As a born and raised New Mexican, I am sometimes obnoxiously proud of my home state. Any chance I get, I will gush to my friends from other parts of the country about what makes our state special. I’ll look for opportunities to drop into conversation that New Mexico is the only state in the country to have more than two UNESCO World Heritage Sites, or that we have the second-highest number of days of sunshine in a year, or that Santa Fe is the nation’s oldest state capital.
Unfortunately, alongside these fun and special distinctions is a much grimmer and more tragic one: Over the last ten years, New Mexico consistently has one of the highest, and frequently the highest, per capita rate of people killed by police. According to Mapping Police Violence, our state is on track in 2023 to have more people killed by police per capita than any other state in the country.
Because of choices made by generations of policymakers that baked discrimination into nearly every aspect of our criminal legal system, police violence and misconduct in our state disproportionately impact people of color, low-income people, and people experiencing crises brought on by mental health or substance abuse issues.
Some of the names of our neighbors killed by police in recent years may be familiar to you: James Boyd, Amelia Baca, Robert Dotson, Antonio Valenzuela, Brett Rosenau, Elisha Lucero, Presley Eze, Jesus Crosby, Keshawn Thomas. Others may not be. But each story of police violence prompts us to ask, again and again, what needs to be done to keep our communities truly safe?
This disturbingly frequent pattern of killings by police persists even in a year when crime in New Mexico has fallen. Other parts of the country that have similar or even higher rates of crime, including violent crime, have much lower rates of police use of force and killings.

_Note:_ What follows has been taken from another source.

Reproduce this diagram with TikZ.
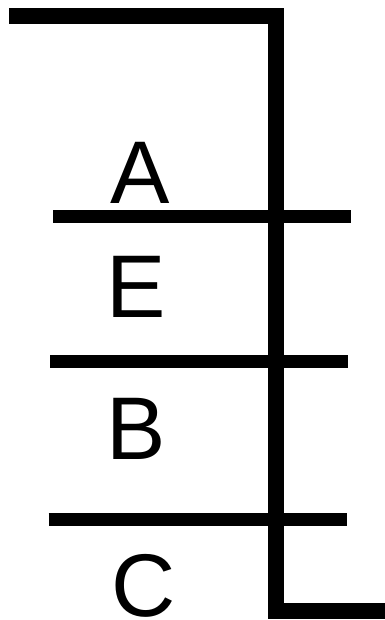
\documentclass[tikz,border=0pt]{standalone}
\usepackage{fontspec}
\setmainfont{Liberation Sans}
\begin{document}
\begin{tikzpicture}[x=1pt,y=1pt,
  mainline/.style={line width=16pt,line join=miter,line cap=butt},
  bar/.style={line width=13.5pt,line cap=butt},
  lbl/.style={anchor=base,inner sep=0pt,font=\fontsize{89}{89}\selectfont}]
\useasboundingbox (0,0) rectangle (384,620);
\draw[mainline] (9.3,604) -- (276,604) -- (276,9) -- (392,9);
\draw[bar] (53,403.5) -- (351,403.5);
\draw[bar] (50,258.5) -- (348,258.5);
\draw[bar] (48.7,100.3) -- (346.7,100.3);
\node[lbl] (a) at (140.5,416) {A};
\node[lbl] (e) at (136.5,302) {E};
\node[lbl] (b) at (136.5,160) {B};
\node[lbl] (c) at (143.5,3) {C};
\end{tikzpicture}
\end{document}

For far too long, the role of the police in our society has expanded and crept into work that police are neither trained nor suited to do. Decades of “tough on crime policies” have made police more omnipresent in our communities than ever before. Whether it’s enforcing laws against behavior that should never have been criminalized in the first place or responding to calls related to homelessness or drug use, this expansion of the role of police does nothing to keep us safe and, disturbingly often, gives rise to police interactions that end in tragedy.
This has to change.
Large infusions of cash designed to grow the police presence in New Mexico cities and towns, like the extra $57 million the governor and legislature directed toward local police departments this year, aren’t the answer to our problems.
Instead, we as a state need to look to the example set by Albuquerque Community Safety and Project LIGHT in Las Cruces. These different models for alternative crisis response are grounded in what we all know to be true: people in crisis need care, support, and access to resources, not a gun pointed at them. Our state needs meaningful investments in a holistic ecosystem of care far more than we need more armed strangers in uniform on our streets.

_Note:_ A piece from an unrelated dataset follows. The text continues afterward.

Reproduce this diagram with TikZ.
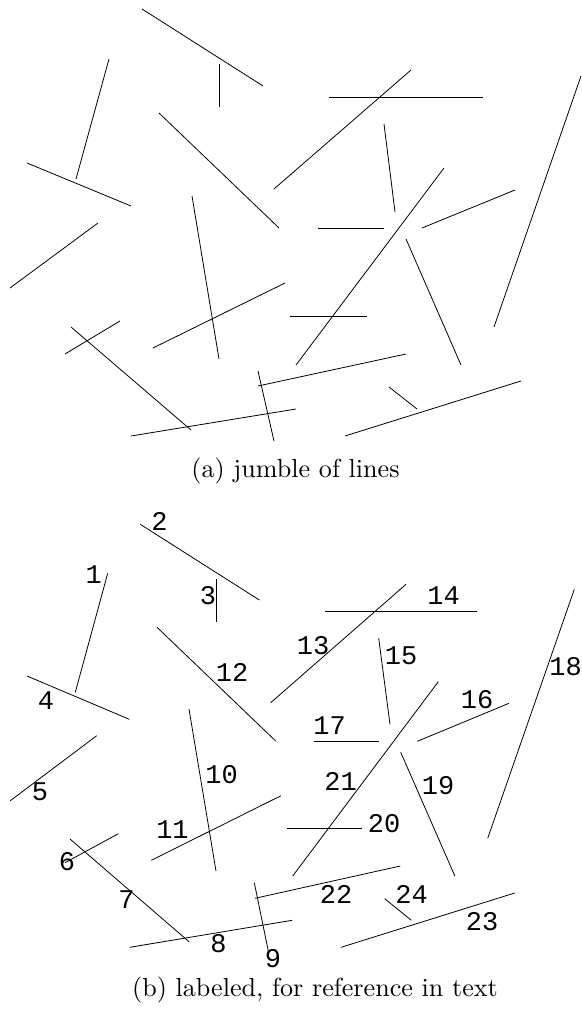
\documentclass[tikz,border=0pt]{standalone}
\usepackage{fontspec}
\newfontfamily\labfont{Liberation Mono}
\tikzset{
  seg/.style={line width=0.8pt},
  lab/.style={font=\labfont\fontsize{27}{30}\selectfont, inner sep=0pt, anchor=center},
  capt/.style={scale=2.61, inner sep=0pt, anchor=base}
}
\begin{document}
\begin{tikzpicture}[x=1pt,y=-1pt]
\useasboundingbox (0,0) rectangle (581,1014);
% ---------- (a) jumble of lines ----------
\draw[seg] (109,59) -- (76,179);
\draw[seg] (142,9) -- (263,86);
\draw[seg] (219,64) -- (219,107);
\draw[seg] (27,163) -- (131,206);
\draw[seg] (98,223) -- (10,288);
\draw[seg] (120,321) -- (65,354);
\draw[seg] (71,327) -- (191,430);
\draw[seg] (131,436) -- (296,409);
\draw[seg] (258,371) -- (274,441);
\draw[seg] (192,196) -- (219,359);
\draw[seg] (285,283) -- (153,348);
\draw[seg] (159,113) -- (279,228);
\draw[seg] (274,189) -- (411,70);
\draw[seg] (329,97) -- (483,97);
\draw[seg] (384,124) -- (395,212);
\draw[seg] (515,190) -- (422,228);
\draw[seg] (318,228) -- (384,228);
\draw[seg] (581,76) -- (494,327);
\draw[seg] (406,239) -- (461,365);
\draw[seg] (290,316) -- (367,316);
\draw[seg] (444,168) -- (296,365);
\draw[seg] (258,386) -- (406,354);
\draw[seg] (345,436) -- (521,381);
\draw[seg] (389,387) -- (417,409);
\node[capt] (capa) at (295.5,477) {(a) jumble of lines};
% ---------- (b) labeled ----------
\draw[seg] (107.7,573.3) -- (75.3,692.3);
\draw[seg] (140.3,524.3) -- (259.3,600);
\draw[seg] (216,579) -- (216,621.7);
\draw[seg] (27,676) -- (129.3,719.3);
\draw[seg] (96.7,735.7) -- (10.3,800.7);
\draw[seg] (118.3,833.7) -- (65,862.7);
\draw[seg] (70,839) -- (189,941.7);
\draw[seg] (129.7,947.3) -- (292,920.3);
\draw[seg] (254.3,882.7) -- (268.5,952);
\draw[seg] (189,709) -- (216,871);
\draw[seg] (281,795.7) -- (151.3,860.3);
\draw[seg] (157,627.3) -- (275.7,741);
\draw[seg] (270.7,702.7) -- (406,584.3);
\draw[seg] (325,611) -- (476.7,611);
\draw[seg] (378.7,638.3) -- (390,724.3);
\draw[seg] (509,703.3) -- (417.3,741.3);
\draw[seg] (314,741) -- (378.7,741);
\draw[seg] (574.3,589.3) -- (487.7,838.3);
\draw[seg] (400.7,752.3) -- (455,876.3);
\draw[seg] (286.7,828) -- (362.3,828);
\draw[seg] (438.3,681.7) -- (292.7,876);
\draw[seg] (255,898.3) -- (400.3,866);
\draw[seg] (341,947.3) -- (514.7,893);
\draw[seg] (384.7,898.7) -- (411.3,920.3);
% labels
\node[lab] (l1) at (93.7,575) {1};
\node[lab] (l2) at (159.5,521) {2};
\node[lab] (l3) at (208,596) {3};
\node[lab] (l4) at (46,700.5) {4};
\node[lab] (l5) at (40,792) {5};
\node[lab] (l6) at (67,862) {6};
\node[lab] (l7) at (126.5,899.5) {7};
\node[lab] (l8) at (218.5,944) {8};
\node[lab] (l9) at (273,959) {9};
\node[lab] (l10) at (221.5,775) {10};
\node[lab] (l11) at (172.5,830) {11};
\node[lab] (l12) at (232,672) {12};
\node[lab] (l13) at (313,645.5) {13};
\node[lab] (l14) at (443.5,595.5) {14};
\node[lab] (l15) at (401,656) {15};
\node[lab] (l16) at (477,700) {16};
\node[lab] (l17) at (329.5,726) {17};
\node[lab] (l18) at (565.5,667) {18};
\node[lab] (l19) at (438,786) {19};
\node[lab] (l20) at (384,824) {20};
\node[lab] (l21) at (340.5,781.5) {21};
\node[lab] (l22) at (336,894.5) {22};
\node[lab] (l23) at (482,922) {23};
\node[lab] (l24) at (411.5,894.5) {24};
\node[capt] (capb) at (315,996) {(b) labeled, for reference in text};
\end{tikzpicture}
\end{document}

Although 97% of New Mexicans live in a county where police have killed someone in the last ten years, for many, the Albuquerque Police Department (APD) is emblematic of our state’s troubling policing practices. In 2014, the United States Department of Justice found that APD had been engaged in a pattern or practice of excessive and unconstitutional force, resulting in a suite of court-mandated reforms laid out in what is known as the Court Approved Settlement Agreement (CASA). APD has struggled to comply with the CASA for nearly a decade, often resisting and undermining the reforms they were required to enact.

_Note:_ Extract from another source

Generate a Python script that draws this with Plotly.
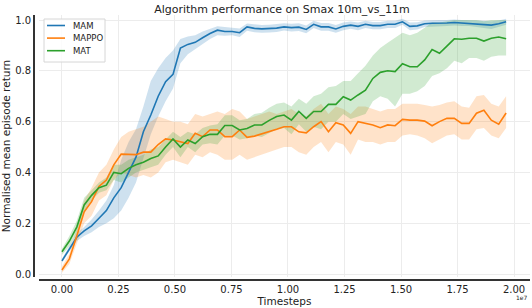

APD and the City of Albuquerque have made significant advances toward full compliance in recent years, but serious issues persist. APD has adopted some of the most progressive use-of-force policies in the state, and overall uses of force are down—something we can all be grateful for and that law enforcement agencies throughout the state can learn from.
However, in 2022, APD officers killed more of our neighbors than they did even before the adoption of the CASA, a trend that thankfully seems not to have carried over into 2023. Meaningful civilian oversight remains elusive. It’s troubling that the most recent report by the Independent Monitor on compliance with the CASA identified “grave and substantial malfeasance” in the way the APD chain of command investigated the killing of Jesus Crosby, who was killed while experiencing a mental health crisis and armed with nothing more dangerous than a pair of nail clippers.
If APD, or any police department in this state, is going to truly reform, a profound culture change needs to take place within the institution of policing.
We all want to live in safe communities – that’s why police reform is so vital. At the ACLU of New Mexico, we are committed to working from the Roundhouse to local police departments around the state to ensure that all New Mexicans can trust that if a police officer is called to a situation, that officer will respect our rights and work for our safety.